• _Provided data_
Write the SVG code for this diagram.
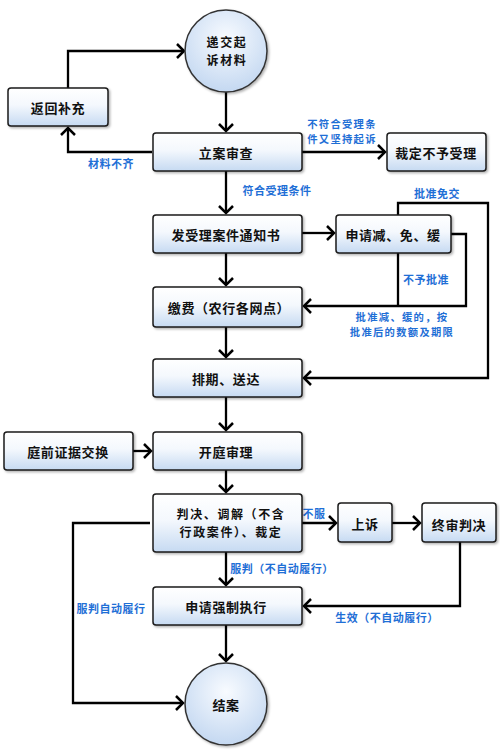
<svg xmlns="http://www.w3.org/2000/svg" width="500" height="755" viewBox="0 0 500 755">
<style>
.box{fill:url(#bg);stroke:#1a1a1a;stroke-width:1.5;filter:url(#sh)}
.circ{fill:url(#cg);stroke:#333;stroke-width:1.5;filter:url(#sh)}
.t{font-family:"Noto Sans CJK SC","Noto Sans",sans-serif;font-size:13px;font-weight:bold;fill:#111;text-anchor:middle;dominant-baseline:central;letter-spacing:0.6px}
.t2{font-size:12px;letter-spacing:1.6px}
.l{font-family:"Noto Sans CJK SC","Noto Sans",sans-serif;font-size:11px;font-weight:bold;fill:#1f6fd6;text-anchor:middle;dominant-baseline:central;letter-spacing:0.5px}
.l2{font-size:10.3px;letter-spacing:1.3px}
.c path{fill:none;stroke:#000;stroke-width:2.3}
.c path.a{marker-end:url(#ar)}
</style>
<defs>
<linearGradient id="bg" x1="0" y1="0" x2="0" y2="1">
<stop offset="0" stop-color="#ffffff"/>
<stop offset="0.45" stop-color="#f4f8fd"/>
<stop offset="1" stop-color="#c6daf2"/>
</linearGradient>
<radialGradient id="cg" cx="0.5" cy="0.35" r="0.65">
<stop offset="0" stop-color="#f8fbff"/>
<stop offset="1" stop-color="#c4d8f1"/>
</radialGradient>
<filter id="sh" x="-10%" y="-10%" width="130%" height="130%">
<feDropShadow dx="1.5" dy="1.5" stdDeviation="1" flood-color="#000" flood-opacity="0.3"/>
</filter>
<marker id="ar" markerUnits="userSpaceOnUse" markerWidth="14" markerHeight="18" refX="9" refY="8" orient="auto">
<path d="M2,1 L9,8 L2,15" fill="none" stroke="#000" stroke-width="2.5"/>
</marker>
</defs>

<g id="connectors" class="c">
<path class="a" d="M68,88 V51 H184"/>
<path class="a" d="M226,92 V131"/>
<path class="a" d="M152,152 H68 V128"/>
<path class="a" d="M302,152 H385"/>
<path class="a" d="M226,171 V213"/>
<path class="a" d="M302,233 H334"/>
<path class="a" d="M226,253 V285"/>
<path d="M398,253 V306"/>
<path class="a" d="M451,234 H466 V306 H304"/>
<path class="a" d="M398,215 V203 H488 V378 H304"/>
<path class="a" d="M226,327 V357"/>
<path class="a" d="M226,397 V430"/>
<path class="a" d="M133,451 H151"/>
<path class="a" d="M226,470 V492"/>
<path class="a" d="M302,523 H336"/>
<path class="a" d="M392,523 H420"/>
<path class="a" d="M226,552 V585"/>
<path class="a" d="M460,542 V606 H304"/>
<path class="a" d="M150,523 H73 V703 H183"/>
<path class="a" d="M226,625 V661"/>
</g>

<g id="labels">
<text class="l" x="111" y="163">材料不齐</text>
<text class="l l2" x="342" y="123">不符合受理条</text>
<text class="l l2" x="342" y="138.5">件又坚持起诉</text>
<text class="l" x="277" y="190">符合受理条件</text>
<text class="l" x="437" y="193">批准免交</text>
<text class="l" x="426" y="279">不予批准</text>
<text class="l l2" x="402" y="316">批准减、缓的，按</text>
<text class="l l2" x="402" y="331.5">批准后的数额及期限</text>
<text class="l" x="314" y="513">不服</text>
<text class="l" x="282" y="568">服判（不自动履行）</text>
<text class="l" x="111" y="608">服判自动履行</text>
<text class="l" x="387" y="617">生效（不自动履行）</text>
</g>

<g id="n_submit"><circle class="circ" cx="226" cy="51" r="41"/><text class="t t2" x="227" y="41.5">递交起</text><text class="t t2" x="227" y="59.5">诉材料</text></g>
<g id="n_return"><rect class="box" x="8" y="88" width="100" height="38" rx="3"/><text class="t" x="58" y="107">返回补充</text></g>
<g id="n_review"><rect class="box" x="153" y="133" width="149" height="38" rx="3"/><text class="t" x="226" y="152">立案审查</text></g>
<g id="n_reject"><rect class="box" x="387" y="133" width="99" height="38" rx="3"/><text class="t" x="436" y="152">裁定不予受理</text></g>
<g id="n_notice"><rect class="box" x="153" y="215" width="149" height="38" rx="3"/><text class="t" x="226" y="234">发受理案件通知书</text></g>
<g id="n_apply"><rect class="box" x="336" y="215" width="115" height="38" rx="3"/><text class="t" x="393" y="234">申请减、免、缓</text></g>
<g id="n_pay"><rect class="box" x="153" y="287" width="149" height="40" rx="3"/><text class="t" x="229" y="307">缴费（农行各网点）</text></g>
<g id="n_schedule"><rect class="box" x="153" y="359" width="149" height="38" rx="3"/><text class="t" x="226" y="378">排期、送达</text></g>
<g id="n_evidence"><rect class="box" x="4" y="432" width="129" height="38" rx="3"/><text class="t" x="68" y="451">庭前证据交换</text></g>
<g id="n_trial"><rect class="box" x="153" y="432" width="149" height="38" rx="3"/><text class="t" x="226" y="451">开庭审理</text></g>
<g id="n_judge"><rect class="box" x="153" y="494" width="149" height="58" rx="3"/><text class="t t2" x="231" y="513.5">判决、调解（不含</text><text class="t t2" x="231" y="531.5">行政案件）、裁定</text></g>
<g id="n_appeal"><rect class="box" x="338" y="503" width="54" height="39" rx="3"/><text class="t" x="365" y="523">上诉</text></g>
<g id="n_final"><rect class="box" x="422" y="503" width="74" height="39" rx="3"/><text class="t" x="459" y="524">终审判决</text></g>
<g id="n_enforce"><rect class="box" x="153" y="587" width="149" height="38" rx="3"/><text class="t" x="226" y="606">申请强制执行</text></g>
<g id="n_end"><circle class="circ" cx="226" cy="704" r="41"/><text class="t" x="226" y="704">结案</text></g>
</svg>
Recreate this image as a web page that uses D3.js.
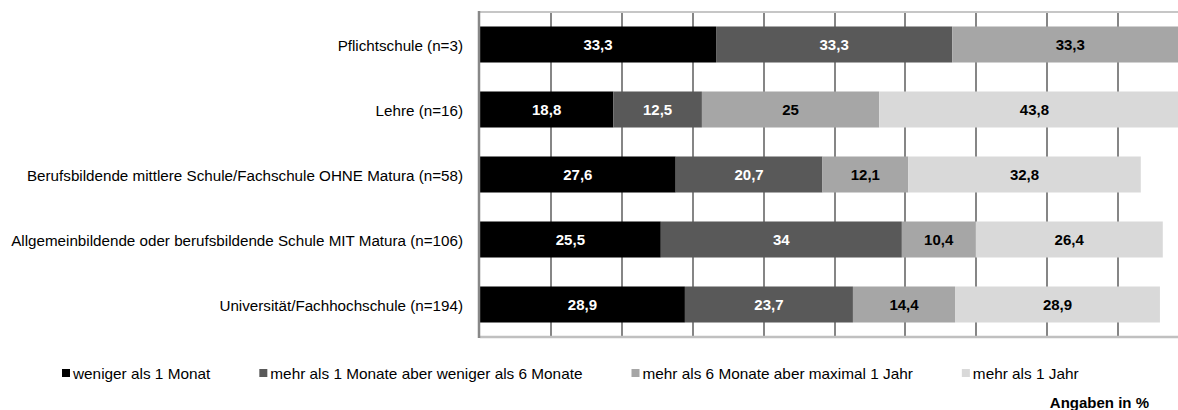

• _Short exercise_
Repeat everything in the records precisely. Images are excluded from the copy.

• _Output below_
Write the SVG code for this diagram.
<svg xmlns="http://www.w3.org/2000/svg" width="500" height="755" viewBox="0 0 500 755">
<style>
.box{fill:url(#bg);stroke:#1a1a1a;stroke-width:1.5;filter:url(#sh)}
.circ{fill:url(#cg);stroke:#333;stroke-width:1.5;filter:url(#sh)}
.t{font-family:"Noto Sans CJK SC","Noto Sans",sans-serif;font-size:13px;font-weight:bold;fill:#111;text-anchor:middle;dominant-baseline:central;letter-spacing:0.6px}
.t2{font-size:12px;letter-spacing:1.6px}
.l{font-family:"Noto Sans CJK SC","Noto Sans",sans-serif;font-size:11px;font-weight:bold;fill:#1f6fd6;text-anchor:middle;dominant-baseline:central;letter-spacing:0.5px}
.l2{font-size:10.3px;letter-spacing:1.3px}
.c path{fill:none;stroke:#000;stroke-width:2.3}
.c path.a{marker-end:url(#ar)}
</style>
<defs>
<linearGradient id="bg" x1="0" y1="0" x2="0" y2="1">
<stop offset="0" stop-color="#ffffff"/>
<stop offset="0.45" stop-color="#f4f8fd"/>
<stop offset="1" stop-color="#c6daf2"/>
</linearGradient>
<radialGradient id="cg" cx="0.5" cy="0.35" r="0.65">
<stop offset="0" stop-color="#f8fbff"/>
<stop offset="1" stop-color="#c4d8f1"/>
</radialGradient>
<filter id="sh" x="-10%" y="-10%" width="130%" height="130%">
<feDropShadow dx="1.5" dy="1.5" stdDeviation="1" flood-color="#000" flood-opacity="0.3"/>
</filter>
<marker id="ar" markerUnits="userSpaceOnUse" markerWidth="14" markerHeight="18" refX="9" refY="8" orient="auto">
<path d="M2,1 L9,8 L2,15" fill="none" stroke="#000" stroke-width="2.5"/>
</marker>
</defs>

<g id="connectors" class="c">
<path class="a" d="M68,88 V51 H184"/>
<path class="a" d="M226,92 V131"/>
<path class="a" d="M152,152 H68 V128"/>
<path class="a" d="M302,152 H385"/>
<path class="a" d="M226,171 V213"/>
<path class="a" d="M302,233 H334"/>
<path class="a" d="M226,253 V285"/>
<path d="M398,253 V306"/>
<path class="a" d="M451,234 H466 V306 H304"/>
<path class="a" d="M398,215 V203 H488 V378 H304"/>
<path class="a" d="M226,327 V357"/>
<path class="a" d="M226,397 V430"/>
<path class="a" d="M133,451 H151"/>
<path class="a" d="M226,470 V492"/>
<path class="a" d="M302,523 H336"/>
<path class="a" d="M392,523 H420"/>
<path class="a" d="M226,552 V585"/>
<path class="a" d="M460,542 V606 H304"/>
<path class="a" d="M150,523 H73 V703 H183"/>
<path class="a" d="M226,625 V661"/>
</g>

<g id="labels">
<text class="l" x="111" y="163">材料不齐</text>
<text class="l l2" x="342" y="123">不符合受理条</text>
<text class="l l2" x="342" y="138.5">件又坚持起诉</text>
<text class="l" x="277" y="190">符合受理条件</text>
<text class="l" x="437" y="193">批准免交</text>
<text class="l" x="426" y="279">不予批准</text>
<text class="l l2" x="402" y="316">批准减、缓的，按</text>
<text class="l l2" x="402" y="331.5">批准后的数额及期限</text>
<text class="l" x="314" y="513">不服</text>
<text class="l" x="282" y="568">服判（不自动履行）</text>
<text class="l" x="111" y="608">服判自动履行</text>
<text class="l" x="387" y="617">生效（不自动履行）</text>
</g>

<g id="n_submit"><circle class="circ" cx="226" cy="51" r="41"/><text class="t t2" x="227" y="41.5">递交起</text><text class="t t2" x="227" y="59.5">诉材料</text></g>
<g id="n_return"><rect class="box" x="8" y="88" width="100" height="38" rx="3"/><text class="t" x="58" y="107">返回补充</text></g>
<g id="n_review"><rect class="box" x="153" y="133" width="149" height="38" rx="3"/><text class="t" x="226" y="152">立案审查</text></g>
<g id="n_reject"><rect class="box" x="387" y="133" width="99" height="38" rx="3"/><text class="t" x="436" y="152">裁定不予受理</text></g>
<g id="n_notice"><rect class="box" x="153" y="215" width="149" height="38" rx="3"/><text class="t" x="226" y="234">发受理案件通知书</text></g>
<g id="n_apply"><rect class="box" x="336" y="215" width="115" height="38" rx="3"/><text class="t" x="393" y="234">申请减、免、缓</text></g>
<g id="n_pay"><rect class="box" x="153" y="287" width="149" height="40" rx="3"/><text class="t" x="229" y="307">缴费（农行各网点）</text></g>
<g id="n_schedule"><rect class="box" x="153" y="359" width="149" height="38" rx="3"/><text class="t" x="226" y="378">排期、送达</text></g>
<g id="n_evidence"><rect class="box" x="4" y="432" width="129" height="38" rx="3"/><text class="t" x="68" y="451">庭前证据交换</text></g>
<g id="n_trial"><rect class="box" x="153" y="432" width="149" height="38" rx="3"/><text class="t" x="226" y="451">开庭审理</text></g>
<g id="n_judge"><rect class="box" x="153" y="494" width="149" height="58" rx="3"/><text class="t t2" x="231" y="513.5">判决、调解（不含</text><text class="t t2" x="231" y="531.5">行政案件）、裁定</text></g>
<g id="n_appeal"><rect class="box" x="338" y="503" width="54" height="39" rx="3"/><text class="t" x="365" y="523">上诉</text></g>
<g id="n_final"><rect class="box" x="422" y="503" width="74" height="39" rx="3"/><text class="t" x="459" y="524">终审判决</text></g>
<g id="n_enforce"><rect class="box" x="153" y="587" width="149" height="38" rx="3"/><text class="t" x="226" y="606">申请强制执行</text></g>
<g id="n_end"><circle class="circ" cx="226" cy="704" r="41"/><text class="t" x="226" y="704">结案</text></g>
</svg>
Recreate this image as a web page that uses D3.js.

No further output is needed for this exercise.